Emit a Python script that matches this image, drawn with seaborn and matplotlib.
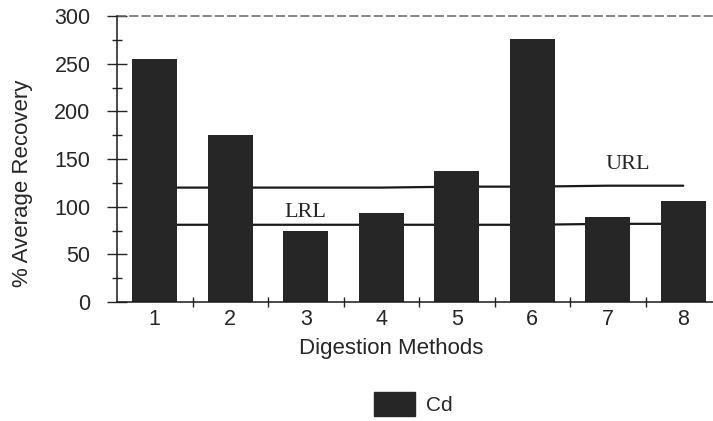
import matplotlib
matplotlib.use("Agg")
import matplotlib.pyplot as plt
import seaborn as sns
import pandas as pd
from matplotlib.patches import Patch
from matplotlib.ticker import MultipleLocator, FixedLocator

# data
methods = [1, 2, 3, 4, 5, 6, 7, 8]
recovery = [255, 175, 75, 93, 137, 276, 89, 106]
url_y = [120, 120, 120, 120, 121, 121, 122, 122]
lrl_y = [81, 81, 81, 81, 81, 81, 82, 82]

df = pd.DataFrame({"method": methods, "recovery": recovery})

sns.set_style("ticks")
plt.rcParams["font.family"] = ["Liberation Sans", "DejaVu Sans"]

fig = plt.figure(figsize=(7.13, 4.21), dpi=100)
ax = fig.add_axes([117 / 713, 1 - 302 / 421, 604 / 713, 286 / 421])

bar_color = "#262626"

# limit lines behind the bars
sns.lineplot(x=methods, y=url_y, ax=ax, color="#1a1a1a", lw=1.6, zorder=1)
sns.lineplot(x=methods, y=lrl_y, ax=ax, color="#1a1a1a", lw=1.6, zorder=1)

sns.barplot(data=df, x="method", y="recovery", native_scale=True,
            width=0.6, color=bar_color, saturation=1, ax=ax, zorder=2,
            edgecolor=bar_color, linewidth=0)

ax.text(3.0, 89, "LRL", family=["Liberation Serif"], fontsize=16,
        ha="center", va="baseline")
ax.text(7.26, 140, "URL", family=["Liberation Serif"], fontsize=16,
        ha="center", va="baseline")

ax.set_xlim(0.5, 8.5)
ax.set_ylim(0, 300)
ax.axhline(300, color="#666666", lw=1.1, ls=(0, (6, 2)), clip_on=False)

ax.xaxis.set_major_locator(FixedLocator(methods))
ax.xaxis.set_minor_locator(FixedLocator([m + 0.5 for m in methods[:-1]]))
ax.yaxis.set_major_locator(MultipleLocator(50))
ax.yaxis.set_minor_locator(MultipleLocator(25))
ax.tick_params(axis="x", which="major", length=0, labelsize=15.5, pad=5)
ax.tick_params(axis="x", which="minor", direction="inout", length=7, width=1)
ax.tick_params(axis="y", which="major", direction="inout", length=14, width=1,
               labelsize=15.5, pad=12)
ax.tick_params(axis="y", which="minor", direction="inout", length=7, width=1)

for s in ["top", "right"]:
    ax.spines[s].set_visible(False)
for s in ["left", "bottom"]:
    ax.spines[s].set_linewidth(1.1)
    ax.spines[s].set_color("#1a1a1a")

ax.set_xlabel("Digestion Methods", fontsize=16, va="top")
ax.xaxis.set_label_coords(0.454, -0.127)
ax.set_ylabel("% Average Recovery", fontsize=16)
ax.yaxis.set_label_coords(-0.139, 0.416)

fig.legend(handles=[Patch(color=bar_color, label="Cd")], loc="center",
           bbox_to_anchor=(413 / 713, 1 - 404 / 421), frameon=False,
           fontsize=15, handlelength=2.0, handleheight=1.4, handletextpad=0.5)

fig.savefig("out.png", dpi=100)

## Exercise description
From the first line of the material down to the line containing "ax = fig.add_axes([117", inclusive, return each line exactly, skipping any picture.

## Task output
Emit a Python script that matches this image, drawn with seaborn and matplotlib.
import matplotlib
matplotlib.use("Agg")
import matplotlib.pyplot as plt
import seaborn as sns
import pandas as pd
from matplotlib.patches import Patch
from matplotlib.ticker import MultipleLocator, FixedLocator

# data
methods = [1, 2, 3, 4, 5, 6, 7, 8]
recovery = [255, 175, 75, 93, 137, 276, 89, 106]
url_y = [120, 120, 120, 120, 121, 121, 122, 122]
lrl_y = [81, 81, 81, 81, 81, 81, 82, 82]

df = pd.DataFrame({"method": methods, "recovery": recovery})

sns.set_style("ticks")
plt.rcParams["font.family"] = ["Liberation Sans", "DejaVu Sans"]

fig = plt.figure(figsize=(7.13, 4.21), dpi=100)
ax = fig.add_axes([117 / 713, 1 - 302 / 421, 604 / 713, 286 / 421])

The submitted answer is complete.